Ajit Pai |
The Hill reports Pai, a Republican, has been silent this week on Trump’s suggestions that media outlets he believes are slanted against him should be challenged over their licenses.
The calls were instantly met with criticism from both sides of the aisle. Critics said that, while the proposal isn’t feasible, it still constitutes an egregious threat to free speech and a free press.
And the controversy has turned the spotlight on Pai, whose agency is responsible for licensing local news broadcasters.
Democrats and activists have dialed up the pressure on Pai to break his silence. On Friday, a coalition of press freedom advocates sent Pai a letter urging him to publicly disavow the president’s comments.
“As an independent agency charged with protecting the public interest and overseeing the public airwaves, the FCC must resist any attempts to co-opt the broadcast-licensing process to suit the president’s whims,” the letter reads.
“Such threats are what you would expect to hear in a dictatorship, not a democracy, and they must be condemned in the strongest possible terms.”
The Hill has repeatedly asked Pai’s office for comment since Trump’s initial tweet on Wednesday, but has not yet received a response. Spokespeople for the other two Republican commissioners, Brendan Carr and Michael O’Rielly, also did not return requests for comment.

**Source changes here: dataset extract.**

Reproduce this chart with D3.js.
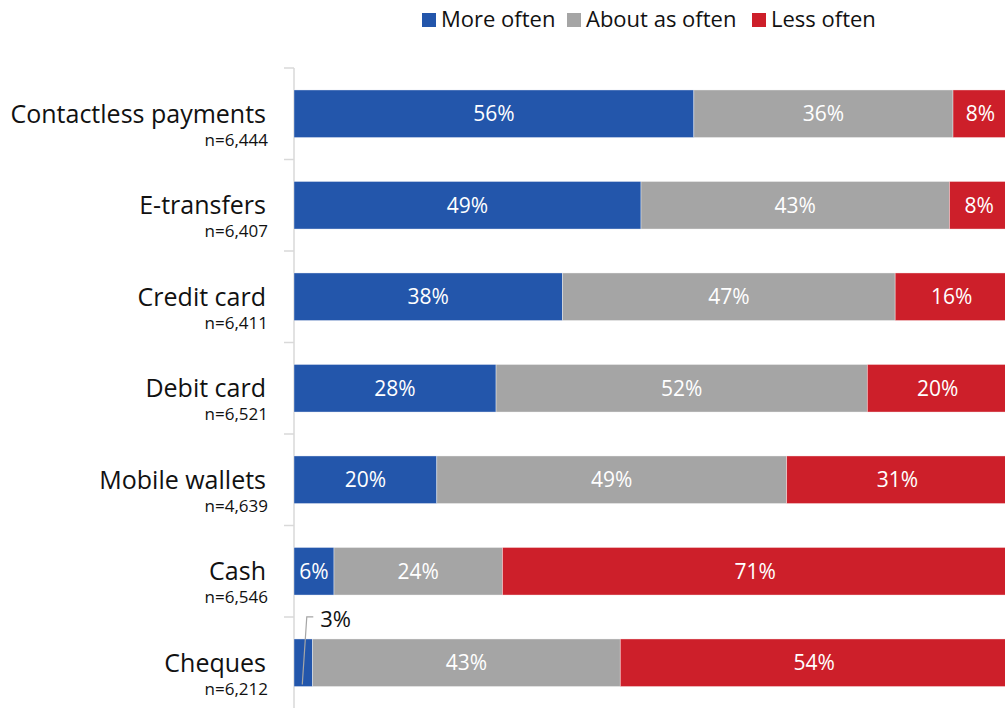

On CNN’s “Reliable Sources” on Sunday, Commissioner Jessica Rosenworcel, a Democrat, said that she doesn’t “think history will be kind to silence” and that it was important that the agency make clear its support for the First Amendment.
Variety reports former FCC Chairman Tom Wheeler was more critical of Pai, saying that his silence was “making himself complicit in the coercion that the president himself is engaging in.” Wheeler wrote in a blog post on Friday that “the president may decide he can walk away from his oath of office, but the FCC commissioners have also sworn to uphold the Constitution.”
“The founders of our nation set as a cornerstone of our democracy the First Amendment, forever enshrining and protecting freedom of the press,” Gordon Smith, president of the National Association of Broadcasters, said in a statement last week. “It is contrary to this fundamental right for any government official to threaten the revocation of an FCC license simply because of a disagreement with the reporting of a journalist.”
Pai himself expressed dismay last month over what he sees as free speech “under siege” in the United States, citing efforts to silence to speakers on college campuses. But in his speech to the Future of Speech Online Forum at the Newseum, Pai said that he also saw “worrying signs” at the FCC, pointing to Twitter messages in which “people regularly demand that the FCC yank licenses from cable news channels like Fox News, MSNBC, or CNN because they disagree with the opinions expressed on those networks.”
“Setting aside the fact that the FCC doesn’t license cable channels, these demands are fundamentally at odds with our legal and cultural traditions,” Pai said.